*GOAL OF THE EXERCISE*:
Extract the first line through the line containing "import plotly.graph_objects as go" from the listing below, exactly as written.

*SUPPLIED DATA*:

┌────────

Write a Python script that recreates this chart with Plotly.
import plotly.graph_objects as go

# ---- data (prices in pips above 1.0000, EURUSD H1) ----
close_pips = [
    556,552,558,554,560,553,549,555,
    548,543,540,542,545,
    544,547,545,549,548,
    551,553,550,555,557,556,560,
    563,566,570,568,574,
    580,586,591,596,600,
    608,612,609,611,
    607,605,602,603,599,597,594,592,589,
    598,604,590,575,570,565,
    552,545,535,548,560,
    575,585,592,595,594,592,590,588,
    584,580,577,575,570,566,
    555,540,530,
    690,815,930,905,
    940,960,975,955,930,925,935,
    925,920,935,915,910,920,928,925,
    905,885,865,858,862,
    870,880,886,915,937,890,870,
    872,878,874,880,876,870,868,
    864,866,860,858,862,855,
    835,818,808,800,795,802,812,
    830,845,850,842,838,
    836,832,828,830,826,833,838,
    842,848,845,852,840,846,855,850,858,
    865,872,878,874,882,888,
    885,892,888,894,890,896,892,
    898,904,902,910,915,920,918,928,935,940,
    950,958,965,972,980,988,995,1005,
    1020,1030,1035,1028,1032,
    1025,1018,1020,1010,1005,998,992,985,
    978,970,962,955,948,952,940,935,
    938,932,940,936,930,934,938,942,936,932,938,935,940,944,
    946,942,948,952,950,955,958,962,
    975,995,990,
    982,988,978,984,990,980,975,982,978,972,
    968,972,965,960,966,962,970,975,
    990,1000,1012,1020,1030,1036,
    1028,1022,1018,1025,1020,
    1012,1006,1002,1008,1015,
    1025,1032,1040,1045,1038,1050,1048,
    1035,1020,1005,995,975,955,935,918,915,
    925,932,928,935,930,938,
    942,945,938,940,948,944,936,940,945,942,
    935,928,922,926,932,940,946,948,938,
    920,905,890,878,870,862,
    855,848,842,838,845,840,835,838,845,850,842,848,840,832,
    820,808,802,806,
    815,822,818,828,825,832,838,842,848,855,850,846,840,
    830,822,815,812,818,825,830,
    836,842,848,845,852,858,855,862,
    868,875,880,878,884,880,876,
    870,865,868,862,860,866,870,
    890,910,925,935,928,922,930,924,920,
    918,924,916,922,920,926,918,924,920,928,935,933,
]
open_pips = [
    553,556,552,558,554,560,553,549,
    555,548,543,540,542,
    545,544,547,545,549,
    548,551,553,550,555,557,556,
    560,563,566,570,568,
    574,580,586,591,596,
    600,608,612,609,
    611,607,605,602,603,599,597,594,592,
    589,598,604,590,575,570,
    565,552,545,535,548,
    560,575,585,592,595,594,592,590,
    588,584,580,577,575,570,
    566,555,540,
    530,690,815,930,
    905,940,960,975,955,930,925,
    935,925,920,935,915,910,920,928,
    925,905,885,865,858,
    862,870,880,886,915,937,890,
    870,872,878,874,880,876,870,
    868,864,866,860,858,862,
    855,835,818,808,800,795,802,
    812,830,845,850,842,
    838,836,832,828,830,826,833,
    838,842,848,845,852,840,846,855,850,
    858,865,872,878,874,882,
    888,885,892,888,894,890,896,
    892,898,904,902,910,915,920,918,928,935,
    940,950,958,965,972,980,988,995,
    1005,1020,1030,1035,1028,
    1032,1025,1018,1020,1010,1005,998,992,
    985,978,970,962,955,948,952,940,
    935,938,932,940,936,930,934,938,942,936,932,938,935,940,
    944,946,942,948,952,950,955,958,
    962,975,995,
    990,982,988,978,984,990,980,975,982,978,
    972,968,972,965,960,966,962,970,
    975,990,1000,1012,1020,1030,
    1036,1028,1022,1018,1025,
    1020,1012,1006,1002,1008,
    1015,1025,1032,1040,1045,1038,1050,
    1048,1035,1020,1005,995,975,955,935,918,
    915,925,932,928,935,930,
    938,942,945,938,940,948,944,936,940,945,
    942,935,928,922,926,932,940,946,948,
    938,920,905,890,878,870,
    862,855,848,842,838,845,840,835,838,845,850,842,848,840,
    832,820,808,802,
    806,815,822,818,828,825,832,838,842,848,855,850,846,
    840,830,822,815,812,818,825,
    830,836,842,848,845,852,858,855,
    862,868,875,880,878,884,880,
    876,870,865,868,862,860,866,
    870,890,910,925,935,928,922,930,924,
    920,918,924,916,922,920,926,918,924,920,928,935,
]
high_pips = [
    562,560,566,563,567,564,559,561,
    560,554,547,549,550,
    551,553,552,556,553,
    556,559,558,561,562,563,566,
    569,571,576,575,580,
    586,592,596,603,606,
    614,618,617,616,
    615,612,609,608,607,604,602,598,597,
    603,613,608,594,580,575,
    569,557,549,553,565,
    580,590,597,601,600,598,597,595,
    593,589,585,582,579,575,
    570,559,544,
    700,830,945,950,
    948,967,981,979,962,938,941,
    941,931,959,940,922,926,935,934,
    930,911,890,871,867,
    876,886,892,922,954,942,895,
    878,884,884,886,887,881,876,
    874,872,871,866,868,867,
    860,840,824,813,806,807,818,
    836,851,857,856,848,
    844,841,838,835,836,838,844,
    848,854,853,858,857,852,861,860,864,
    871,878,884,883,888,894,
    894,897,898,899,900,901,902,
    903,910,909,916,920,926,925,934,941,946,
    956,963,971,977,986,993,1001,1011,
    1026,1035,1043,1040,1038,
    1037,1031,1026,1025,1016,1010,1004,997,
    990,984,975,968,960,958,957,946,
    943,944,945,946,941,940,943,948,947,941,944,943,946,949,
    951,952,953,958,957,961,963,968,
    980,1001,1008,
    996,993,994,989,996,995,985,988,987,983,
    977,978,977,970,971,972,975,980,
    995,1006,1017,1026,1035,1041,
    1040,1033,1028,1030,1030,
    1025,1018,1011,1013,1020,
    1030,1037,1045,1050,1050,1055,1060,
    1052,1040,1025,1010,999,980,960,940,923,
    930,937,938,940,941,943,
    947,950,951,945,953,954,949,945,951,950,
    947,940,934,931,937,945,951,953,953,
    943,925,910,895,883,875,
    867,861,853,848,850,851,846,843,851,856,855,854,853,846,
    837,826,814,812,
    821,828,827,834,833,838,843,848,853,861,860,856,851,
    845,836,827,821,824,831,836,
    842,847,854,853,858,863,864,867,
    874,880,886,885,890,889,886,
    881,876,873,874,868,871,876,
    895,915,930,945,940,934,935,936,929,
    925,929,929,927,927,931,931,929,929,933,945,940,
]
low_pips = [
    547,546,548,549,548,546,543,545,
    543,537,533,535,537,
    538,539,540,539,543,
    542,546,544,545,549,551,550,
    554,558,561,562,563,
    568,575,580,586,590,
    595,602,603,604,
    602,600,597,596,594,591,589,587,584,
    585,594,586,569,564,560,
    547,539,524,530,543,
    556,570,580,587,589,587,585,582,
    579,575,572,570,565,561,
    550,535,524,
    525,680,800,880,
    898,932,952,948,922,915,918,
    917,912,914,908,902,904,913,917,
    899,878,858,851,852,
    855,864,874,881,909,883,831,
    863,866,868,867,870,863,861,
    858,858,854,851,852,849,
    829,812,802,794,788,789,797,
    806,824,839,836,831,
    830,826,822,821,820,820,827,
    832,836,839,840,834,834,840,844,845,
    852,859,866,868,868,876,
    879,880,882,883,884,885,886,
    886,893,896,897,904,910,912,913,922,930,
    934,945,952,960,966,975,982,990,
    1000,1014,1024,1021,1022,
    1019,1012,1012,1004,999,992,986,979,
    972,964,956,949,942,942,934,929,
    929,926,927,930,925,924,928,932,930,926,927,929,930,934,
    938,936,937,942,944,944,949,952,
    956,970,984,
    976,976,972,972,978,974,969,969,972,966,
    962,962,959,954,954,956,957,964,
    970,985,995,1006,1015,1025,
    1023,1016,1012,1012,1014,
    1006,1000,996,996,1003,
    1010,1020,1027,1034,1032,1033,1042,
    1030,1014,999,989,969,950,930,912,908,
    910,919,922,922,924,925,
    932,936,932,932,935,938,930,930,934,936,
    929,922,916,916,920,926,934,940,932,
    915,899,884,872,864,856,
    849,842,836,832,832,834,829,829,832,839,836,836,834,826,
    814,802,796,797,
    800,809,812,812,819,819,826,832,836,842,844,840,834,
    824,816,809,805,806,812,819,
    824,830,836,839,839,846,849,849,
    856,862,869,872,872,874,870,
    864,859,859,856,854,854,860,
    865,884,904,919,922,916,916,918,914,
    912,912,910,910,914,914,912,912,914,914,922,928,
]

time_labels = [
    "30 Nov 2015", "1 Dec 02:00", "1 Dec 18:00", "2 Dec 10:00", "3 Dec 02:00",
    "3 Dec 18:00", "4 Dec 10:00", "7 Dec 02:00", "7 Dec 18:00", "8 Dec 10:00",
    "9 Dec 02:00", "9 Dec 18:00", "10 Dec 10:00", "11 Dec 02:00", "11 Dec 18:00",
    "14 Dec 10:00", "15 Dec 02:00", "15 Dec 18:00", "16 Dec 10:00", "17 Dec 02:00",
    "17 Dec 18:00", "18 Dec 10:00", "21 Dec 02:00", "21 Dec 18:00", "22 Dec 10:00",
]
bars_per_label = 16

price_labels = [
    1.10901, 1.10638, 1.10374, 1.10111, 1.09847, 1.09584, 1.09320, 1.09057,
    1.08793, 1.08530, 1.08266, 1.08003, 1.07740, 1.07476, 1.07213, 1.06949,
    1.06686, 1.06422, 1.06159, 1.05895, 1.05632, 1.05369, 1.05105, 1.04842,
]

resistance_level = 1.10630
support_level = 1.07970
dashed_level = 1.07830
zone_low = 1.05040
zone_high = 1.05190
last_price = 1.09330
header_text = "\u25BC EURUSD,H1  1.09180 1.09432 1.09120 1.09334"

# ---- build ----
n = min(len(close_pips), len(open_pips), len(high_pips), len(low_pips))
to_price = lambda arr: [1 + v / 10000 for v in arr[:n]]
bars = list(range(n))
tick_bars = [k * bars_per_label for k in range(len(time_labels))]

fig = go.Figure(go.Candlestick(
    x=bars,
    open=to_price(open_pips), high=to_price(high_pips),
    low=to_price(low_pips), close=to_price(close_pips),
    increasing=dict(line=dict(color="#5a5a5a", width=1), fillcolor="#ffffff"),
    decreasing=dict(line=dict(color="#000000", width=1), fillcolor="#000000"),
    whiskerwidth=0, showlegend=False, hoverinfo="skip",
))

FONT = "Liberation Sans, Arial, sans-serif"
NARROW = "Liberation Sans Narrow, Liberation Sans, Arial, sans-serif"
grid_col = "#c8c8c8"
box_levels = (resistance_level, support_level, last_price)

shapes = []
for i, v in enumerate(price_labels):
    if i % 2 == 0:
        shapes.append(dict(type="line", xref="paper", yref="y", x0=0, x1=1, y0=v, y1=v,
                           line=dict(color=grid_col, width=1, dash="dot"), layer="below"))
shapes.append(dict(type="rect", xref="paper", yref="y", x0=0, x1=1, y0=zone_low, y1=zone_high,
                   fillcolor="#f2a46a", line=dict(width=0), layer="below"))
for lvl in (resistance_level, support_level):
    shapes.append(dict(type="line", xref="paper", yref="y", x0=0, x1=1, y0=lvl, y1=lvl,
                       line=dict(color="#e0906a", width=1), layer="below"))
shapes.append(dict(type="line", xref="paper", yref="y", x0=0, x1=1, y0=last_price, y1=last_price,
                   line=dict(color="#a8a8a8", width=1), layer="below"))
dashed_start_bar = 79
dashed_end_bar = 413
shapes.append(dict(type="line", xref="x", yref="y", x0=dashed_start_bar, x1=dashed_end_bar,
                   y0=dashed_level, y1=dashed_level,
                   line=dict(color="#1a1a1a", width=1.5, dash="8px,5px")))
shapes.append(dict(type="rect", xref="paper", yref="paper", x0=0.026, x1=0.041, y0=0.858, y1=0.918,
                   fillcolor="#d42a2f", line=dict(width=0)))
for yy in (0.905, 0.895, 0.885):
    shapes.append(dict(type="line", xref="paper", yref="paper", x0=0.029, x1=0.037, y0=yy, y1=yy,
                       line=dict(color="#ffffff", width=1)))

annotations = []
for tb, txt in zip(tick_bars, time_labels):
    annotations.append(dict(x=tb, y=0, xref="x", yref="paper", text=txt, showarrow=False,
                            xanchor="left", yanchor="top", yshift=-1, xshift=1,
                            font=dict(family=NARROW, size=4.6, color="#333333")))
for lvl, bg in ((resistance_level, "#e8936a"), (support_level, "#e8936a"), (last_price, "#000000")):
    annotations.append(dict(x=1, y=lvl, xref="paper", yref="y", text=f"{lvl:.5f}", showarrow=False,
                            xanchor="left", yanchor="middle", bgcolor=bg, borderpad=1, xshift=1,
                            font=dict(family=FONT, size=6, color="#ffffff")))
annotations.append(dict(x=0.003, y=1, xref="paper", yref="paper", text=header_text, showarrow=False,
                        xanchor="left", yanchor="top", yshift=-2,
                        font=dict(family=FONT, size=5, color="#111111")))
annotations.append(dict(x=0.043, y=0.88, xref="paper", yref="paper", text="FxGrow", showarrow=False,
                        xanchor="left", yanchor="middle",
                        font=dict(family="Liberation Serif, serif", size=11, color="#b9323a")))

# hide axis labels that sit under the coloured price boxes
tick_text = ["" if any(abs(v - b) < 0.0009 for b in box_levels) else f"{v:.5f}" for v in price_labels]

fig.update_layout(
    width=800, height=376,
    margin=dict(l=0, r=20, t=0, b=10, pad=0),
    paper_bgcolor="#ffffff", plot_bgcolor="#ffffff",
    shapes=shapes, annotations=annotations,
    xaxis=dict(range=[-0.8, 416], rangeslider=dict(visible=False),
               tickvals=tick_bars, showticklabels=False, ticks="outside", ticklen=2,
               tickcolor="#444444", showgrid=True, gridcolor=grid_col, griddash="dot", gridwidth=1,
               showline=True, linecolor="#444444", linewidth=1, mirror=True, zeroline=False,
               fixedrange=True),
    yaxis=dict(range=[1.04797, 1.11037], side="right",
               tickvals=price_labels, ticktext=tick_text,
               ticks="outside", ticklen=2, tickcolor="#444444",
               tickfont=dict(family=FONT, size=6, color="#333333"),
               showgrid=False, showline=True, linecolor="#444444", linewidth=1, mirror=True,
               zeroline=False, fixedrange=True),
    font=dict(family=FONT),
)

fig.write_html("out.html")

└────────

*ANSWER TO THIS EXERCISE*:
Write a Python script that recreates this chart with Plotly.
import plotly.graph_objects as go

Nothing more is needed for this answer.